Cependant, on ne reste pas indéfiniment le bras droit d’un tyran : dans cette histoire, le narrateur choisit de partir à temps. Il laisse derrière lui une réflexion glaciale sur le pouvoir, et ne nous cache pas son rêve d’un contrôle absolu du monde et des individus grâce aux avancées technologiques, entre la robotisation et la numérisation.

Un roman d’une pertinence quasi-prophétique

Fort d’une longue carrière dans le milieu politique, notamment comme conseiller spécial de Matteo Renzi, Giuliano da Empoli retranscrit avec brio les entourloupes et autres carabistouilles inhérentes au pouvoir. Aujourd’hui professeur à Sciences Po, Empoli a mis en exergue son expérience accumulée dans ce milieu très particulier, ce qui explique le côté à la fois saisissant et empreint de réel du Mage du Kremlin : Nicolas Machiavel aurait pu écrire Le Prince pour Poutine.

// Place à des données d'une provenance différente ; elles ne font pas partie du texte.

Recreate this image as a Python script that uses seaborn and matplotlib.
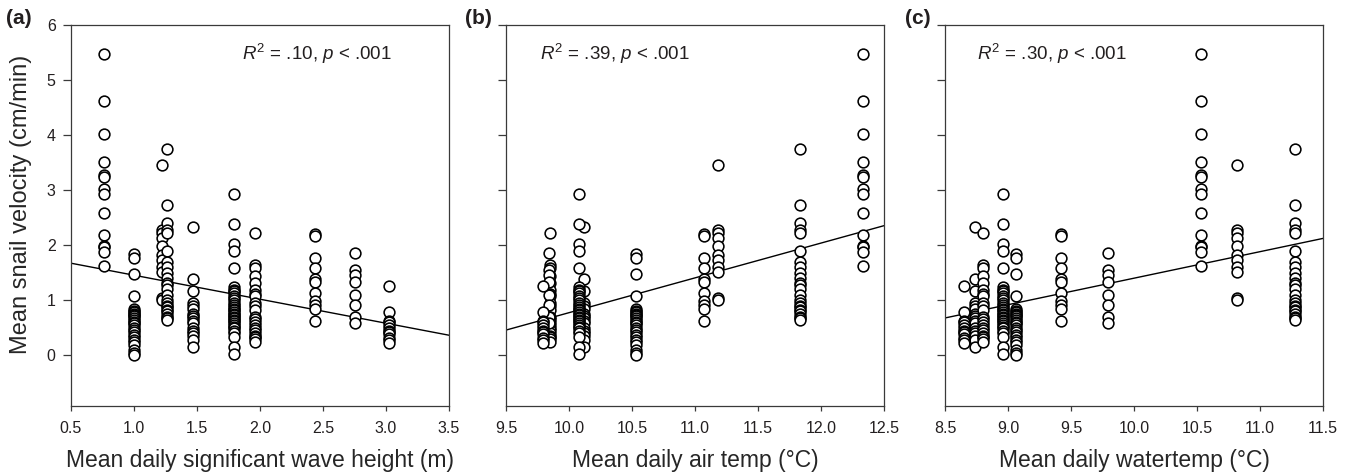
import numpy as np
import pandas as pd
import matplotlib as mpl
mpl.use('Agg')
import matplotlib.pyplot as plt
import seaborn as sns

# one entry per sampling day: wave height, air temp, water temp, snail velocities
wave_height = [0.76, 1.00, 1.22, 1.26, 1.47, 1.79, 1.96, 2.44, 2.75, 3.02]
air_temp = [12.33, 10.53, 11.18, 11.83, 10.12, 10.08, 9.85, 11.07, 9.84, 9.79]
water_temp = [10.53, 9.06, 10.82, 11.28, 8.74, 8.96, 8.80, 9.42, 9.79, 8.65]
velocity = [
    [5.47, 4.62, 4.02, 3.52, 3.27, 3.24, 3.03, 2.93, 2.58, 2.19, 1.99, 1.96, 1.88, 1.62],
    [1.84, 1.77, 1.47, 1.07, 0.85, 0.81, 0.78, 0.76, 0.74, 0.71, 0.67, 0.64, 0.61, 0.58,
     0.55, 0.50, 0.46, 0.42, 0.37, 0.33, 0.28, 0.24, 0.19, 0.10, 0.04, 0.00],
    [3.45, 2.28, 2.22, 2.13, 1.98, 1.82, 1.73, 1.60, 1.52, 1.04, 1.01],
    [3.75, 2.73, 2.41, 2.28, 2.22, 1.90, 1.70, 1.61, 1.49, 1.40, 1.31, 1.28, 1.20, 1.10,
     1.01, 0.95, 0.90, 0.88, 0.82, 0.80, 0.75, 0.70, 0.68, 0.64],
    [2.33, 1.38, 1.17, 0.95, 0.90, 0.85, 0.76, 0.72, 0.67, 0.62, 0.58, 0.49, 0.45, 0.40,
     0.35, 0.28, 0.16],
    [2.93, 2.39, 2.02, 1.90, 1.58, 1.25, 1.19, 1.16, 1.13, 1.07, 1.04, 1.01, 0.95, 0.92,
     0.88, 0.85, 0.82, 0.79, 0.76, 0.73, 0.70, 0.67, 0.64, 0.62, 0.58, 0.55, 0.52, 0.49,
     0.45, 0.40, 0.34, 0.16, 0.02],
    [2.22, 1.64, 1.58, 1.44, 1.31, 1.19, 1.12, 1.07, 0.95, 0.90, 0.82, 0.70, 0.66, 0.61,
     0.55, 0.50, 0.46, 0.40, 0.36, 0.34, 0.30, 0.25],
    [2.20, 2.16, 1.76, 1.58, 1.38, 1.34, 1.13, 0.98, 0.92, 0.85, 0.63],
    [1.85, 1.55, 1.46, 1.34, 1.10, 0.92, 0.70, 0.58],
    [1.26, 0.78, 0.63, 0.60, 0.55, 0.50, 0.45, 0.42, 0.38, 0.31, 0.28, 0.22],
]

panel_cols = ['wave', 'air', 'water']
panel_tags = ['(a)', '(b)', '(c)']
x_labels = ['Mean daily significant wave height (m)',
            'Mean daily air temp (°C)',
            'Mean daily watertemp (°C)']
x_limits = [(0.5, 3.5), (9.5, 12.5), (8.5, 11.5)]
stats_text = [r'$R^{\mathrm{2}}$ = .10, $p$ < .001',
              r'$R^{\mathrm{2}}$ = .39, $p$ < .001',
              r'$R^{\mathrm{2}}$ = .30, $p$ < .001']
stats_x = [0.452, 0.090, 0.085]

rows = []
for w, a, t, vals in zip(wave_height, air_temp, water_temp, velocity):
    for v in vals:
        rows.append({'wave': w, 'air': a, 'water': t, 'velocity': v})
df = pd.DataFrame(rows)

sns.set_style('ticks')
plt.rcParams.update({
    'font.family': ['Liberation Sans', 'DejaVu Sans'],
    'mathtext.fontset': 'custom',
    'mathtext.rm': 'Liberation Sans',
    'mathtext.it': 'Liberation Sans:italic',
    'axes.edgecolor': '#3a3a3a',
    'axes.linewidth': 0.9,
    'text.color': '#231f20',
    'xtick.color': '#3a3a3a',
    'ytick.color': '#3a3a3a',
    'xtick.labelcolor': '#231f20',
    'ytick.labelcolor': '#231f20',
})

W, H = 1355, 476
fig = plt.figure(figsize=(W / 100, H / 100), dpi=100)
lefts = [71, 506, 945]
axes = [fig.add_axes([l / W, 70 / H, 378 / W, 381 / H]) for l in lefts]

for i, ax in enumerate(axes):
    col = panel_cols[i]
    sub = df.dropna(subset=[col])
    ax.set_xlim(*x_limits[i])
    ax.set_ylim(-0.92, 6)
    sns.scatterplot(data=sub, x=col, y='velocity', ax=ax, s=60,
                    facecolor='white', edgecolor='black', linewidth=1.15,
                    zorder=3, legend=False)
    # fitted line spans the full axis width, as in the original
    sns.regplot(data=sub, x=col, y='velocity', ax=ax, scatter=False, ci=None,
                truncate=False, color='black', line_kws={'linewidth': 1.0, 'zorder': 2})
    ax.set_xlim(*x_limits[i])
    ax.set_ylim(-0.92, 6)
    ax.set_xticks(np.arange(x_limits[i][0], x_limits[i][1] + 0.01, 0.5))
    ax.set_xticklabels([f'{t:.1f}' for t in ax.get_xticks()])
    ax.set_yticks(range(0, 7))
    ax.tick_params(axis='x', length=3.5, width=0.9, labelsize=11.5, pad=7)
    ax.tick_params(axis='y', length=6, width=0.9, labelsize=11.5, pad=5)
    if i > 0:
        ax.tick_params(axis='y', labelleft=False)
        ax.set_ylabel('')
    else:
        ax.set_ylabel('Mean snail velocity (cm/min)', fontsize=17)
        ax.yaxis.set_label_coords(-0.103, 0.53)
    ax.set_xlabel(x_labels[i], fontsize=16.5, labelpad=10)
    ax.text(stats_x[i], 0.925, stats_text[i], transform=ax.transAxes,
            fontsize=13.5, ha='left', va='center')

tag_right = [32, 492, 931]
for tag, xr in zip(panel_tags, tag_right):
    fig.text(xr / W, 1 - 18 / H, tag, fontsize=15, fontweight='bold',
             ha='right', va='center')

fig.savefig('out.png', dpi=100, facecolor='white')
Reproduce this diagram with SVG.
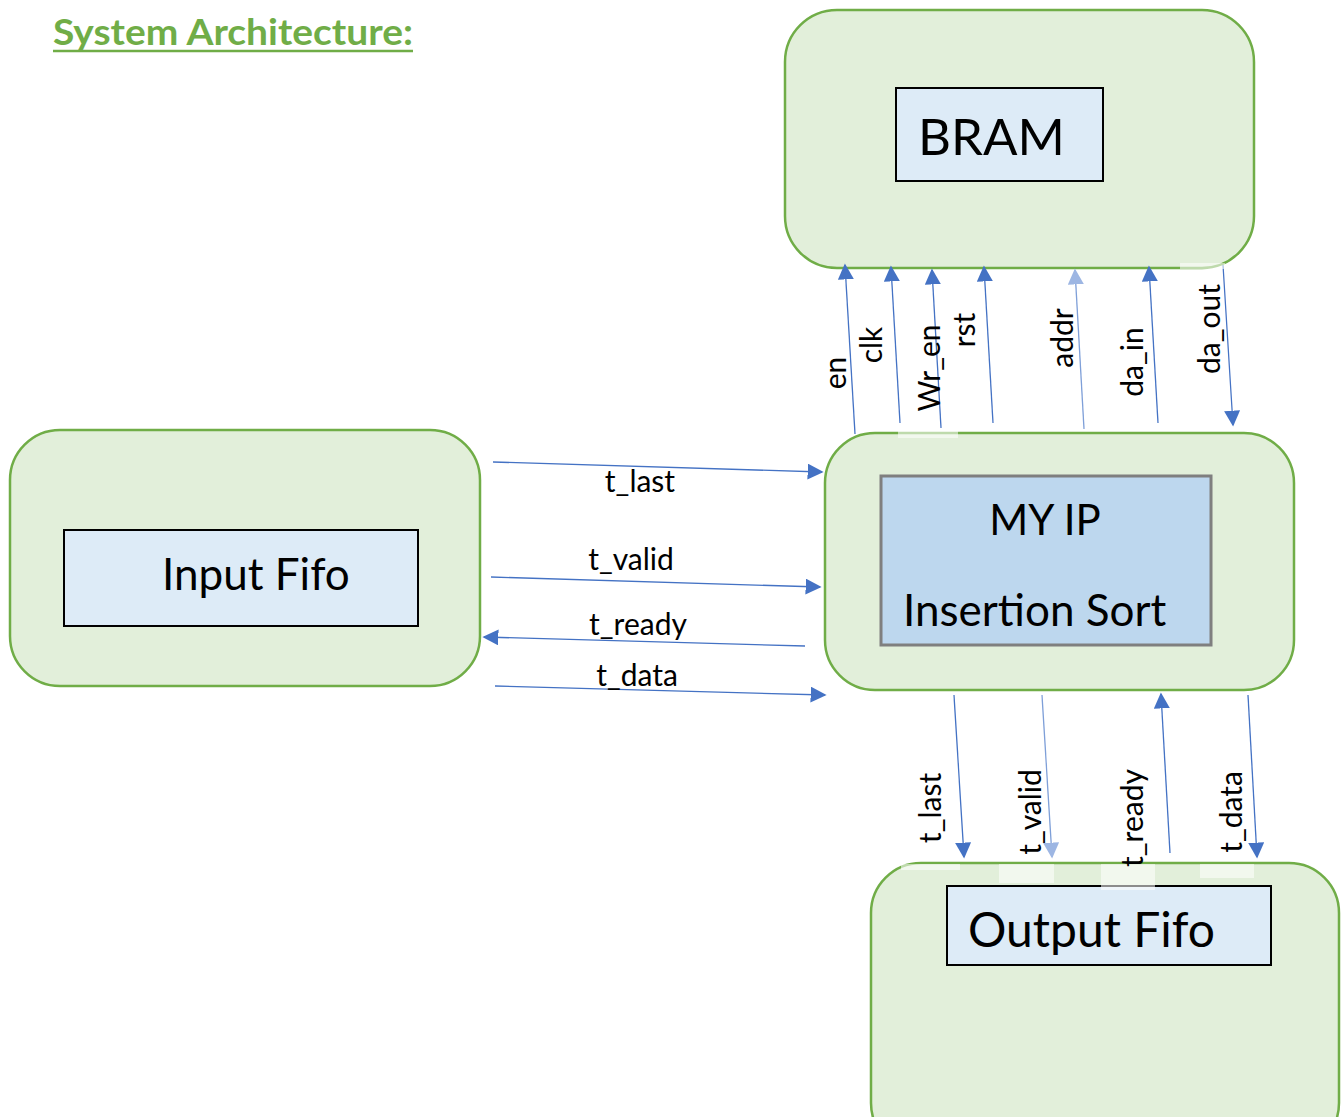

Bien que présenté à travers les confidences d’un homme de l’ombre devenu soudainement bavard, ce récit offre une plongée fascinante dans la psyché de Poutine, comme si Empoli l’avait côtoyé. Sa plume incisive révèle le chaos qui a suivi l’effondrement de l’Union soviétique, la montée en puissance d’un capitalisme sans frein et le règne d’une oligarchie décadente, le tout observé avec condescendance par les Occidentaux triomphants. Giuliano da Empoli nous plonge avec admiration dans les rouages complexes de la Russie contemporaine et dans les méandres du pouvoir politique qu’il connaît si bien. Écrit un an avant le début de la guerre en Ukraine, ce livre acquiert aujourd’hui une pertinence presque prophétique… même si l’auteur a dû se baser sur les agissements russes datant de 2014 en Crimée, préfigurant la guerre en Ukraine. Un coup de cœur incontestable.